I like the interviewing approach. I do want to work as a team and be completely open and honest but it IS a relationship. I guess I am self diagnosing but I know what happens to me and if it is not other parts/selves I am experiencing then I have a much bigger problem then co conscious dissociative parts. I am not exaggerating or making up what I am experiencing.
I told myself that the first time around and refused to ponder it for over twenty years.
This time is different. The crazy part is all this came about because I was working so hard in therapy.
Keeping diaries of dreams, anger, bad thoughts, good thoughts. Practicing mindfulness as suggested. I educated myself with the reccomended reading about depression, anxiety and PTSD. I never missed a group and went to family night. I had no family going but I helped other family members understand from the perspective of one going through it and I understood their helpless frustration since my husband had been deeply depressed for 3 years before passing away. A favorite student amongst the staff. Yeppers that was me passing the program with flying colors. Told at least once a day by other patients or their family how I should be a therapist myself. HA!
I wasn't pulled in by it because I know how easily and quickly the white rabbit can appear and there I go down the old rabbit hole.
When the activity started I didn't deny it to myself, I told myself it was okay now. I could and would keep us safe. I told my therapist, wrote what I could while it was happening actually. Since I was so close to "graduation" meaning your insurance stopped covering or in my case my leave was running out, this new turn was not seen as a breakthrough and I was discouraged from mentioning it in group. No biggie, I would work on it with my new therapist who I would be seeing once a week. Especially since activity was increasing since I accepted the conversations. Talked or wrote back and bits of information was being slowly released to me.
T wanted to "meet" someone. That scared me. One I just started with her and I never even thought about having anyone speak. Though since then I have had 2 of them speak out loud but only to introduce themselves to me.
In ways they have and do talk all the time but not in an official way, like hello, I'm Alice or Peggy or Daisy or the Poet, though I knew he wouldn't.

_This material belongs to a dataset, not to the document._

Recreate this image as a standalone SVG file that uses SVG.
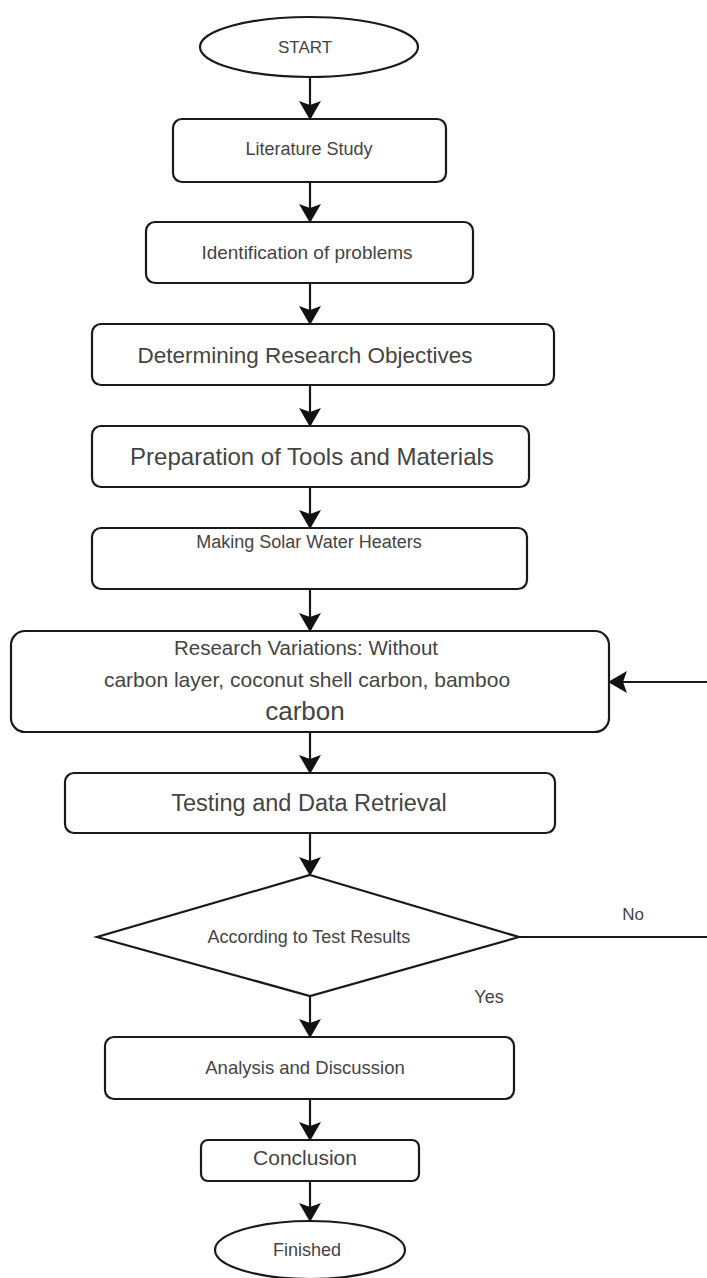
<svg xmlns="http://www.w3.org/2000/svg" width="707" height="1278" viewBox="0 0 707 1278">
<style>
.shape{fill:#fff;stroke:#1a1a1a;stroke-width:2.2}
.t{font-family:"Liberation Sans",Arial,sans-serif;fill:#444;text-anchor:middle}
.c{fill:none;stroke:#1a1a1a;stroke-width:2.2}
</style>
<defs>
<marker id="arr" markerUnits="userSpaceOnUse" viewBox="0 0 19 22" refX="18" refY="11" markerWidth="19" markerHeight="22" orient="auto">
<path d="M0,0 L19,11 L0,22 L4,11 Z" fill="#111"/>
</marker>
</defs>
<rect width="707" height="1278" fill="#fff"/>
<g id="connectors">
<line class="c" x1="310" y1="78" x2="310" y2="119" marker-end="url(#arr)"/>
<line class="c" x1="310" y1="182" x2="310" y2="222" marker-end="url(#arr)"/>
<line class="c" x1="310" y1="283" x2="310" y2="324" marker-end="url(#arr)"/>
<line class="c" x1="310" y1="385" x2="310" y2="426" marker-end="url(#arr)"/>
<line class="c" x1="310" y1="487" x2="310" y2="528" marker-end="url(#arr)"/>
<line class="c" x1="310" y1="589" x2="310" y2="631" marker-end="url(#arr)"/>
<line class="c" x1="310" y1="732" x2="310" y2="773" marker-end="url(#arr)"/>
<line class="c" x1="310" y1="833" x2="310" y2="875" marker-end="url(#arr)"/>
<line class="c" x1="310" y1="996" x2="310" y2="1037" marker-end="url(#arr)"/>
<line class="c" x1="310" y1="1099" x2="310" y2="1140" marker-end="url(#arr)"/>
<line class="c" x1="310" y1="1181" x2="310" y2="1221" marker-end="url(#arr)"/>
<path class="c" d="M519,937 H712 V682 H609" marker-end="url(#arr)"/>
<text class="t" x="633" y="920" font-size="17">No</text>
<text class="t" x="489" y="1003" font-size="18">Yes</text>
</g>
<g id="start">
<ellipse class="shape" cx="309" cy="47" rx="109" ry="30"/>
<text class="t" x="305" y="53" font-size="17">START</text>
</g>
<g id="literature">
<rect class="shape" x="173" y="119" width="273" height="63" rx="9"/>
<text class="t" x="309" y="155" font-size="18">Literature Study</text>
</g>
<g id="identification">
<rect class="shape" x="146" y="222" width="327" height="61" rx="9"/>
<text class="t" x="307" y="259" font-size="19">Identification of problems</text>
</g>
<g id="objectives">
<rect class="shape" x="92" y="324" width="462" height="61" rx="9"/>
<text class="t" x="305" y="363" font-size="22.5">Determining Research Objectives</text>
</g>
<g id="preparation">
<rect class="shape" x="92" y="426" width="437" height="61" rx="9"/>
<text class="t" x="312" y="465" font-size="24">Preparation of Tools and Materials</text>
</g>
<g id="making">
<rect class="shape" x="92" y="528" width="435" height="61" rx="9"/>
<text class="t" x="309" y="548" font-size="18">Making Solar Water Heaters</text>
</g>
<g id="variations">
<rect class="shape" x="11" y="631" width="598" height="101" rx="14"/>
<text class="t" x="306" y="655" font-size="20.5">Research Variations: Without</text>
<text class="t" x="307" y="687" font-size="21">carbon layer, coconut shell carbon, bamboo</text>
<text class="t" x="305" y="720" font-size="26">carbon</text>
</g>
<g id="testing">
<rect class="shape" x="65" y="773" width="490" height="60" rx="9"/>
<text class="t" x="309" y="811" font-size="23.5">Testing and Data Retrieval</text>
</g>
<g id="decision">
<polygon class="shape" points="310,875 519,937 310,996 97,937"/>
<text class="t" x="309" y="943" font-size="18">According to Test Results</text>
</g>
<g id="analysis">
<rect class="shape" x="105" y="1037" width="409" height="62" rx="9"/>
<text class="t" x="305" y="1074" font-size="18.5">Analysis and Discussion</text>
</g>
<g id="conclusion">
<rect class="shape" x="201" y="1140" width="218" height="41" rx="7"/>
<text class="t" x="305" y="1165" font-size="21">Conclusion</text>
</g>
<g id="finished">
<ellipse class="shape" cx="310" cy="1250" rx="95" ry="29"/>
<text class="t" x="307" y="1256" font-size="18">Finished</text>
</g>
</svg>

What if that was opening another Pandora's Box? What would that lead to? Who else might speak that I haven't met yet? What if it got a ball rolling I couldn't control like everyone wanting to be called by their rightful name while I was at work?
I am in unknown territory and she only wanted a showing for confirmation because she never saw it before and according to her it is so rare.... The rest was left unsaid but I know she meant she did not believe me. NEXT!
New T agrees hitting myself in the head hard enough to give myself a whooping headache is not good and advises keeping a big bowl or pot of ice water ready so I can dunk my head when it happens. I will not traumatize the child part being hit with the fear of being drown. NEXT!
New facility, new T. They are sending me a questionnaire and other paperwork to fill out before going.
If this in not really happening and I am somehow imagining it or unconsciously (cause it sure as hell isn't on purpose) doing this to myself and there are no other parts... What the f*ck does that mean?
What kind of craziness is that?
I can't help but be reminded of when I first told about my father sexually abusing me. I was making it up and nothing but a liar, anyone who knew my father would know it was impossible. He would never do such a thing and on and on.
I tried to convince myself, perhaps I did imagine it. That would make it all so much easier. Not only for everyone else but for me too. I could take responsibility and fix my distorted crazy thinking and he could be daddy again. I could fix myself, apologize to everyone for my insanity and move forward. Living with the shame that I made it up for whatever crazy reason would be much easier to live with than the truth that it actually happened.
So here I am again and I must stand in my truth. That is the lesson and I must learn it.